Somut olayda davacı işçi, yıllık izin ücret alacakları ve fazla mesai ücret alacaklarını talep etmesi üzerine işverence iş sözleşmesinin sona erdirildiğini ileri sürmektedir. Davalı tanıkları işçinin yıllık izin hakkını kullanmak istemediğini, bunun yerine yıllık izin ücret alacağını talep ettiğini, işverence bu teklifin kabul edilmediğini ve işçiye yetmiş gün yıllık izin hakkının kullandırıldığını, davacının yıllık izin süresinin bitiminde işe başlamadığını beyan etmişlerdir. Davacı tanıklarının feshe ilişkin bilgi ve görgüleri bulunmamaktadır. Bu durumda davacı işçinin yıllık izin kullanmak yerine bu izinlere ait ücret alacaklarının ödenmesi talebinin kabul edilmemesi ve fazla çalışma ücret alacaklarının ödenmemesi üzerine iş sözleşmesinin kendi isteği ile sonlandırdığı anlaşılmaktadır. Saptanan bu durum karşısında ve iş sözleşmesini haklı nedenle fesheden tarafın ihbar tazminatına hak kazanamayacağı da dikkate alınarak davacının ihbar tazminatı isteminin reddine karar verilmesi gerekirken kabulü yönünde hüküm kurulması isabetsizdir.
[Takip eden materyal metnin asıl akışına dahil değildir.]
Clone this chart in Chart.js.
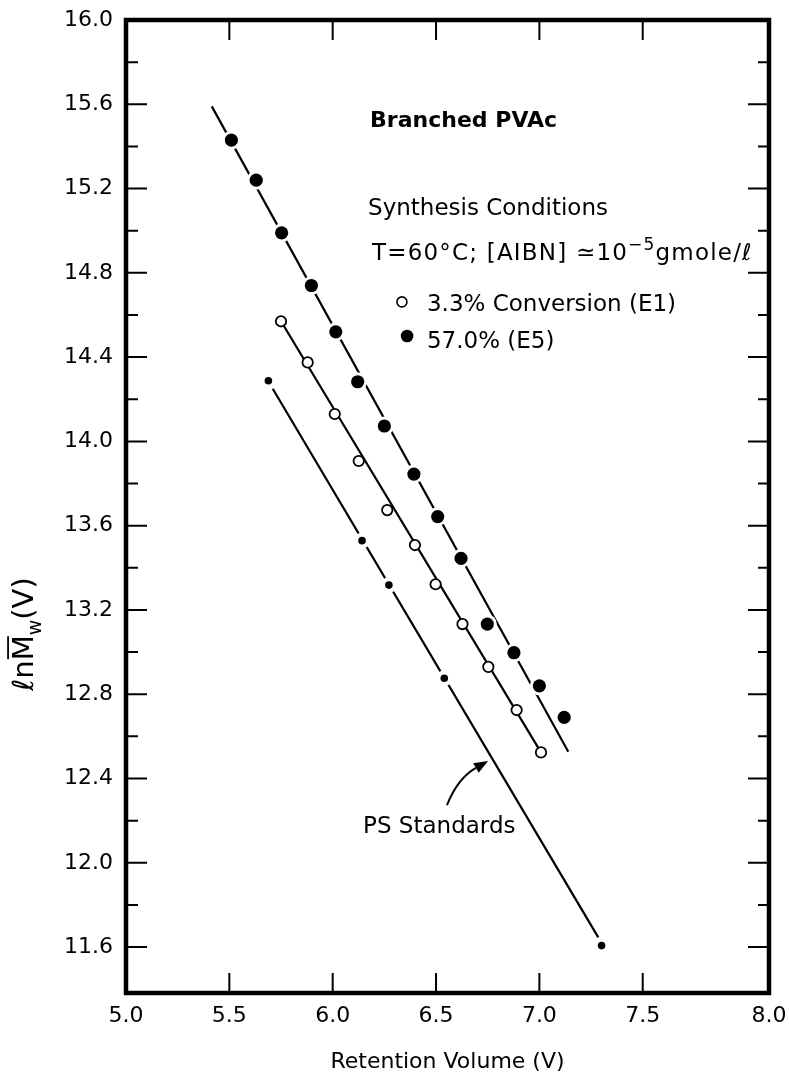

3-Taraflar arasında, davacının haftalık fazla çalışma süresinin belirlenmesi, fazla çalışma, hafta tatili ve ulusal bayram genel tatil günleri çalışma karşılığı ücret alacaklarının hesabı noktasında uyuşmazlık bulunmaktadır.
4857 sayılı İş Kanununun 41. maddesine göre haftalık kırkbeş saati aşan çalışmalar fazla çalışma sayılır.
4857 sayılı İş Kanununun 46. maddesinde, işçinin tatil gününden önce aynı Kanun’un 63. maddesine göre belirlenmiş olan iş günlerinde çalışmış olması koşuluyla, yedi günlük zaman dilimi içinde yirmi dört saat dinlenme hakkının bulunduğu belirtilmiş, işçinin hafta tatili gününde çalışma karşılığı olmaksızın bir günlük ücrete hak kazanacağı da 46’ncı maddenin ikinci fıkrasında hüküm altına alınmıştır.
Fazla çalışma, hafta tatili ve ulusal bayram genel tatil günleri çalışma karşılığı ücret alacaklarının son ücrete göre hesaplanması doğru olmayıp, ait olduğu dönem ücretiyle hesaplanması gerekir. Bu durumda fazla çalışma ücretlerinin hesabı için işçinin son ücretinin bilinmesi yeterli olmaz. İstek konusu dönemler açısından da ücret miktarlarının tespit edilmesi gerekir. İşçinin geçmiş dönemlere ait ücretinin belirlenememesi halinde, bilinen ücretin asgari ücrete oranı yapılarak buna göre tespiti gerekir. Ancak işçinin iş yerinde çalıştığı süre içinde terfi ederek çeşitli unvanlar alması veya son dönemlerde toplu iş sözleşmesinden yararlanılması gibi durumlarda, meslek kuruluşundan bilinmeyen dönemler için ücret araştırması yapılmalı ve dosyadaki diğer delillerle birlikte değerlendirmeye tabi tutularak bir karar verilmelidir.
Somut olayda, fazla mesai, hafta tatili ve ulusal bayram genel tatili hesaplanırken, davacının kaza geçirdiği günden itibaren hastanede yattığı sürede çalışmadığı, ancak bu sürelerin dışlanmadığı anlaşılmıştır. Mahkemece, yapılacak iş, davacının kaza geçirmesi sebebiyle hangi tarihler arasında çalışmadığının duraksamaya yer vermeyecek şekilde tespit edilerek, belirlenecek olan bu sürenin, fazla mesai, hafta tatili ve genel tatil alacaklarının hesabında dışlanmasından ibaret iken yazılı şekilde hüküm tesisi isabetsizdir.
Ayrıca, hafta tatili ücreti hesap edilirken davacıya, teknik bilirkişi raporunda sabah işyerini açması ve akşam kapatması dışında başka bir iş yapmadığı belirtilerek hafta tatili ücreti hesap edildiği, buna rağmen davacının fazla mesai ücreti hesap edilirken, hafta tatili günü için ayrıca 3 saat fazla mesai ücreti katıldığı anlaşılmaktadır. Haftalık fazla mesai 18 saat olması gerekirken, bu şekilde davacıya fazla miktarda mesai ücreti verilmesi gerektiği belirtilmiş olması bozma nedenidir.
Sonuç : Temyiz olunan kararın, yukarıda yazılı sebeplerden dolayı BOZULMASINA, peşin alınan temyiz harcının istek halinde ilgiliye iadesine 14.04.2014 tarihinde oybirliğiyle karar verildi.